Other musicians Iverson has shared the stage with in the last two years include Miranda Cuckson, Tom Harrell, David Williams, Victor Lewis, Houston Person, Ben Street, Eric McPherson, Dayna Stephens, Thomas Morgan, Chris Potter, Joe Sanders, Melissa Aldana, Ravi Coltrane, Jorge Rossy, Josephine Bode, Dodo Kis, and Gerald Cleaver.
Andre Guess: Jazz and Race with Wynton Marsalis and Ethan Iverson
Shaun Brady: A Decade of Do the Math
Seth Colter Walls: American Composers Orchestra brings Jazz to Classical, effortlessly
Anthony Tommasini: A Tiny Garage Explodes in Pianistic Madness
Brian Seibert: Dance Heginbotham Shows Off Its Eccentric Style at the Joyce
Born February 11, 1973 in Menomonie, Wisconsin – moved to New York City in 1991 and played dance classes, comedy sports, theatre pits, and in the New York Tango Trio with Raul Jaurena and Pablo Aslan – studied with Fred Hersch, then Sophia Rosoff, – became music director of Mark Morris Dance Group in 1998 – was part of late-’90s indie jazz scene along with Bill McHenry, Jeff Williams, Reid Anderson and others, mainly documented on Fresh Sound New Talent, thanks to Jorge Rossy – worked as a sideman with Kurt Rosenwinkel and Mark Turner in 2000/2001.
The Bad Plus with Anderson and Dave King formed in 2001, the Billy Hart Quartet with Turner and Ben Street formed in 2003, Do the Math debuted in 2005.
Iverson’s 30-minute solo piano score for Dance Heginbotham, “Easy Win” (2015) and the string quartet movement for Brooklyn Rider, “Morris Dance” (2011) are through-composed.
“Pepperland” for the Mark Morris Dance Group is an evening length work meditating on the classic Beatles album Sgt Pepper’s Lonely Hearts Club Band.
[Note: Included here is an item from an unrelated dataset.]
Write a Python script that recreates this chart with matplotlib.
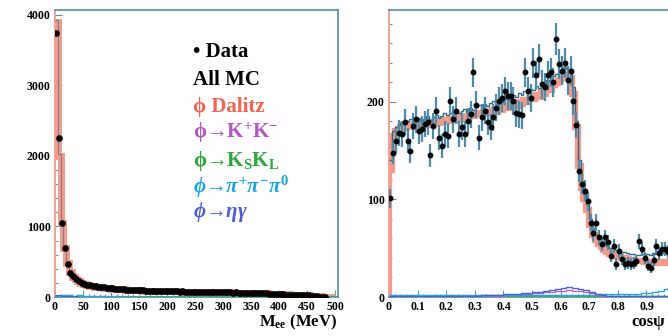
import numpy as np
import matplotlib
matplotlib.use("Agg")
import matplotlib.pyplot as plt
from matplotlib.ticker import MultipleLocator, FuncFormatter

plt.rcParams['font.family'] = ['Liberation Serif', 'DejaVu Serif']
plt.rcParams['font.weight'] = 'bold'
plt.rcParams['mathtext.fontset'] = 'custom'
plt.rcParams['mathtext.rm'] = 'Liberation Serif:bold'
plt.rcParams['mathtext.it'] = 'Liberation Serif:bold:italic'
plt.rcParams['mathtext.bf'] = 'Liberation Serif:bold'

# ---- left panel: M_ee, 5 MeV bins from 0 to 500 ----
mee_range = (0, 500)
mee_data = [3750, 2250, 1050, 700, 470, 340, 300, 260, 230, 205,
            190, 175, 165, 160, 150, 145, 140, 135, 130, 125,
            125, 120, 115, 115, 110, 105, 105, 100, 100, 95,
            95, 95, 90, 90, 90, 85, 85, 85, 80, 85,
            80, 80, 80, 80, 75, 80, 75, 75, 75, 75,
            75, 75, 70, 75, 70, 70, 70, 70, 65, 70,
            65, 65, 65, 60, 65, 60, 60, 60, 55, 60,
            55, 55, 55, 50, 50, 50, 45, 45, 45, 40,
            40, 40, 35, 35, 35, 30, 30, 35, 30, 25,
            25, 20, 15, 10, 5, 3, 1, 0, 0, 0]
mee_dalitz = [3900, 2000, 1050, 690, 480, 350, 290, 250, 220, 200,
              185, 172, 162, 155, 148, 142, 137, 132, 128, 124,
              120, 117, 114, 111, 108, 105, 103, 100, 98, 96,
              94, 92, 90, 89, 88, 86, 85, 84, 83, 82,
              81, 80, 79, 78, 78, 77, 76, 76, 75, 74,
              74, 73, 72, 72, 71, 70, 70, 69, 68, 68,
              67, 66, 65, 64, 63, 62, 61, 60, 59, 58,
              57, 56, 55, 53, 52, 50, 49, 47, 46, 44,
              42, 41, 39, 37, 35, 33, 31, 29, 27, 25,
              22, 19, 16, 12, 8, 5, 2, 1, 0, 0]
# small backgrounds, 10 MeV bins
mee_pipipi = [15, 30, 25, 20, 30, 15, 20, 10, 15, 10,
              8, 5, 5, 5, 3, 3, 3, 2, 2, 2,
              2, 2, 2, 2, 2, 2, 2, 2, 2, 2,
              2, 2, 2, 2, 2, 2, 2, 2, 2, 2,
              2, 2, 2, 2, 2, 2, 2, 2, 2, 2]
mee_etagamma = [25, 15, 10, 8, 6, 5, 4, 3, 3, 2,
                2, 2, 2, 2, 2, 2, 2, 2, 2, 2,
                1, 1, 1, 1, 1, 1, 1, 1, 1, 1,
                1, 1, 1, 1, 1, 1, 1, 1, 1, 1,
                1, 1, 1, 1, 1, 1, 1, 1, 1, 1]
mee_kskl = [6] * 50

# ---- right panel: cos psi, 0.01 bins from 0 to 1 ----
cos_range = (0, 1)
cos_data = [101, 148, 160, 168, 167, 179, 160, 150, 175, 182,
            170, 172, 177, 179, 145, 175, 191, 163, 155, 167,
            165, 201, 182, 191, 167, 174, 167, 180, 187, 230,
            197, 163, 184, 191, 179, 174, 184, 194, 201, 204,
            211, 206, 206, 201, 188, 187, 186, 230, 211, 204,
            240, 227, 244, 218, 215, 227, 230, 220, 264, 239,
            232, 240, 222, 232, 201, 176, 129, 116, 109, 98,
            76, 66, 76, 61, 54, 61, 56, 42, 52, 34,
            47, 39, 34, 35, 34, 35, 37, 57, 49, 40,
            32, 30, 38, 52, 45, 49, 49, 46, 44, 47]
cos_mc = [140, 170, 174, 176, 179, 177, 180, 182, 179, 181,
          183, 180, 182, 185, 181, 184, 186, 183, 185, 188,
          186, 189, 187, 190, 188, 191, 193, 190, 194, 192,
          195, 197, 194, 198, 196, 199, 201, 198, 202, 200,
          203, 205, 202, 207, 205, 209, 207, 211, 209, 213,
          212, 216, 214, 219, 217, 222, 221, 226, 228, 231,
          233, 236, 234, 232, 215, 180, 140, 118, 106, 95,
          80, 70, 64, 60, 57, 54, 52, 50, 49, 48,
          47, 46, 46, 45, 44, 44, 43, 43, 44, 43,
          44, 43, 45, 44, 46, 45, 47, 46, 48, 47]
cos_dalitz = [130, 165, 170, 172, 174, 173, 175, 176, 174, 176,
              177, 175, 177, 179, 176, 178, 180, 178, 179, 181,
              180, 182, 181, 183, 182, 184, 185, 183, 186, 185,
              187, 189, 187, 190, 189, 191, 192, 190, 194, 192,
              195, 196, 194, 198, 196, 200, 198, 202, 200, 204,
              203, 207, 205, 210, 208, 213, 212, 217, 219, 222,
              224, 227, 226, 224, 208, 174, 134, 112, 100, 89,
              74, 64, 58, 54, 51, 48, 46, 44, 43, 42,
              41, 40, 40, 39, 38, 38, 37, 37, 37, 36,
              36, 35, 36, 35, 36, 35, 36, 35, 36, 35]
# small backgrounds, 0.02 bins
cos_etagamma = [1, 1, 1, 1, 1, 1, 1, 1, 1, 1,
                1, 1, 1, 1, 1, 1, 2, 2, 2, 2,
                3, 3, 3, 4, 4, 5, 5, 6, 7, 8,
                9, 10, 9, 8, 7, 5, 3, 2, 1, 1,
                1, 1, 1, 1, 1, 1, 1, 1, 1, 1]
cos_kk = [0, 0, 0, 0, 0, 0, 0, 0, 0, 0,
          0, 0, 0, 0, 0, 0, 0, 1, 1, 1,
          2, 2, 2, 3, 3, 4, 4, 5, 5, 6,
          6, 7, 6, 6, 5, 4, 2, 1, 0, 0,
          0, 0, 0, 0, 0, 0, 0, 0, 0, 0]
cos_pipipi = [2, 2, 2, 2, 2, 2, 2, 2, 2, 2,
              2, 2, 2, 2, 2, 2, 2, 2, 2, 2,
              2, 2, 2, 2, 2, 2, 2, 2, 2, 2,
              2, 2, 2, 2, 2, 2, 3, 3, 3, 3,
              3, 3, 3, 3, 4, 4, 5, 6, 8, 10]
cos_kskl = [1] * 50

# colours
c_frame = '#5d97ad'
c_mc = '#2e6c84'
c_dalitz = '#f39a8c'
c_err = '#4f8aa8'
c_kk = '#c060c8'
c_kskl = '#36b44a'
c_pipipi = '#1fa8e2'
c_etagamma = '#4a62d2'


def edges(rng, vals):
    return np.linspace(rng[0], rng[1], len(vals) + 1)


def style_axes(ax):
    for s in ax.spines.values():
        s.set_color(c_frame)
        s.set_linewidth(1.3)
    ax.tick_params(which='both', direction='in', top=False, right=False,
                   colors=c_frame, labelcolor='black', labelsize=8.5, pad=3)
    ax.tick_params(which='major', length=5, width=0.8)
    ax.tick_params(which='minor', length=2.5, width=0.8)
    for lab in ax.get_xticklabels() + ax.get_yticklabels():
        lab.set_fontweight('bold')


def cos_fmt(v, p):
    if abs(v) < 1e-9:
        return '0'
    if v > 0.95:
        return ''  # 1 falls outside the picture
    return '%.1f' % v


fig = plt.figure(figsize=(6.68, 3.36), dpi=100)
axL = fig.add_axes([55 / 668, 1 - 297 / 336, 283 / 668, 287 / 336])
axR = fig.add_axes([389 / 668, 1 - 297 / 336, 286 / 668, 287 / 336])

# left panel
e5 = edges(mee_range, mee_data)
c5 = 0.5 * (e5[1:] + e5[:-1])
e10 = edges(mee_range, mee_kskl)
mee_total = np.array(mee_dalitz) + np.repeat(np.array(mee_pipipi) + np.array(mee_etagamma) + np.array(mee_kskl), 2) / 2
axL.stairs(mee_dalitz, e5, color=c_dalitz, lw=5, baseline=None, zorder=2)
axL.stairs(mee_total, e5, color=c_mc, lw=0.8, baseline=None, zorder=3, alpha=0.6)
axL.stairs(mee_kskl, e10, color=c_kskl, lw=1.2, baseline=None, zorder=3)
axL.stairs(mee_pipipi, e10, color=c_pipipi, lw=1.0, baseline=None, zorder=3)
axL.stairs(mee_etagamma, e10, color=c_etagamma, lw=0.8, baseline=None, zorder=3)
md = np.array(mee_data, dtype=float)
keep = md > 0
axL.plot(c5[keep], md[keep], 'o', color='black', ms=3.8, zorder=5)
axL.set_xlim(0, 505)
axL.set_ylim(0, 4070)
axL.xaxis.set_major_locator(MultipleLocator(50))
axL.xaxis.set_minor_locator(MultipleLocator(10))
axL.yaxis.set_major_locator(MultipleLocator(1000))
axL.yaxis.set_minor_locator(MultipleLocator(200))
style_axes(axL)
axL.spines['left'].set_color(c_dalitz)

# right panel
e1 = edges(cos_range, cos_data)
c1 = 0.5 * (e1[1:] + e1[:-1])
e2 = edges(cos_range, cos_kskl)
axR.stairs(cos_dalitz, e1, color=c_dalitz, lw=4.5, baseline=0, zorder=2)
axR.stairs(cos_kskl, e2, color=c_kskl, lw=1.0, baseline=None, zorder=3)
axR.stairs(cos_kk, e2, color=c_kk, lw=1.0, baseline=None, zorder=3)
axR.stairs(cos_pipipi, e2, color=c_pipipi, lw=1.0, baseline=None, zorder=3)
axR.stairs(cos_etagamma, e2, color=c_etagamma, lw=1.0, baseline=None, zorder=3)
axR.stairs(cos_mc, e1, color=c_mc, lw=1.0, baseline=None, zorder=3)
cd = np.array(cos_data, dtype=float)
axR.errorbar(c1, cd, yerr=np.sqrt(cd), fmt='o', color='black', ms=3.2,
             ecolor=c_err, elinewidth=1.6, capsize=0, zorder=5)
axR.set_xlim(0, 1.0)
axR.set_ylim(0, 294)
axR.xaxis.set_major_locator(MultipleLocator(0.1))
axR.xaxis.set_minor_locator(MultipleLocator(0.02))
axR.yaxis.set_major_locator(MultipleLocator(100))
axR.yaxis.set_minor_locator(MultipleLocator(20))
axR.xaxis.set_major_formatter(FuncFormatter(cos_fmt))
style_axes(axR)
axR.spines['left'].set_color(c_dalitz)

# axis titles
fig.text(337 / 668, 1 - 322 / 336, r'M$_{\mathrm{ee}}$ (MeV)', ha='right', va='center',
         fontsize=12, fontweight='bold')
fig.text(631 / 668, 1 - 322 / 336, 'cosψ', ha='left', va='center',
         fontsize=12, fontweight='bold')

# legend texts
leg = [
    ('• Data', 'black', 52, 'normal'),
    ('All MC', 'black', 80, 'normal'),
    ('ϕ Dalitz', '#f2644f', 107, 'normal'),
    (r'ϕ→K$^{+}$K$^{-}$', '#b456c2', 133, 'normal'),
    (r'ϕ→K$_{\mathrm{S}}$K$_{\mathrm{L}}$', '#2aa83a', 161, 'normal'),
    (r'ϕ→$\pi^{+}\pi^{-}\pi^{0}$', '#18a4e0', 187, 'italic'),
    (r'ϕ→$\eta\gamma$', '#4a5ed2', 212, 'italic'),
]
for txt, col, ypix, st in leg:
    fig.text(193 / 668, 1 - ypix / 336, txt, color=col, fontsize=15,
             fontweight='bold', style=st, ha='left', va='center')

fig.savefig('out.png', dpi=100)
When crafting the original masterpiece, Lennon, McCartney, Harrison, Starr and Martin took cues from classical, jazz and world music, resulting in a complex set of songs that have always remained far too hard for the average cover band. Iverson’s score for an unprecedented chamber music ensemble of voice, theremin, soprano sax, trombone, and two keyboards will teases out and elaborates on Pepper’s non-rock and roll influences. Arrangements of half a dozen songs from the album intermingle with Pepper-inspired original pieces intended especially for Morris’s profound understanding of classical forms: Allegro, Scherzo, Adagio, and the blues.
Program notes to Concerto to Scale
My first piece for orchestra is intentionally modest in dimension, or “to scale.” While composing, I re-read some of my favorite books from when I was a young adult and tried to capture that sort of joyful emotion. The work is dedicated to John Bloomfield.
Allegro. Sonata form in C major with plenty of scales. My left hand and the bass drum soloist are the rhythm section offering syncopations in dialogue with the orchestra’s conventional string material.
Andante. A 19th-centutry nocturne atmosphere meets modern polyrhythms. This is a dramatic elaboration of a piece originally written for Mark Turner called “We Come From the Future.”
Rondo. The tempo mark is, “Misfit Rag.” Ragtime is the way American composers traditionally insert a touch of jazz onto the concert stage, and who am I to disagree? The orchestra gets a chance to improvise and the pianist and percussionist enjoy a dual cadenza.
His current piano teacher is John Bloomfield of the Dorothy Taubman tradition. Iverson resides in Park Slope with his wife Sarah Deming.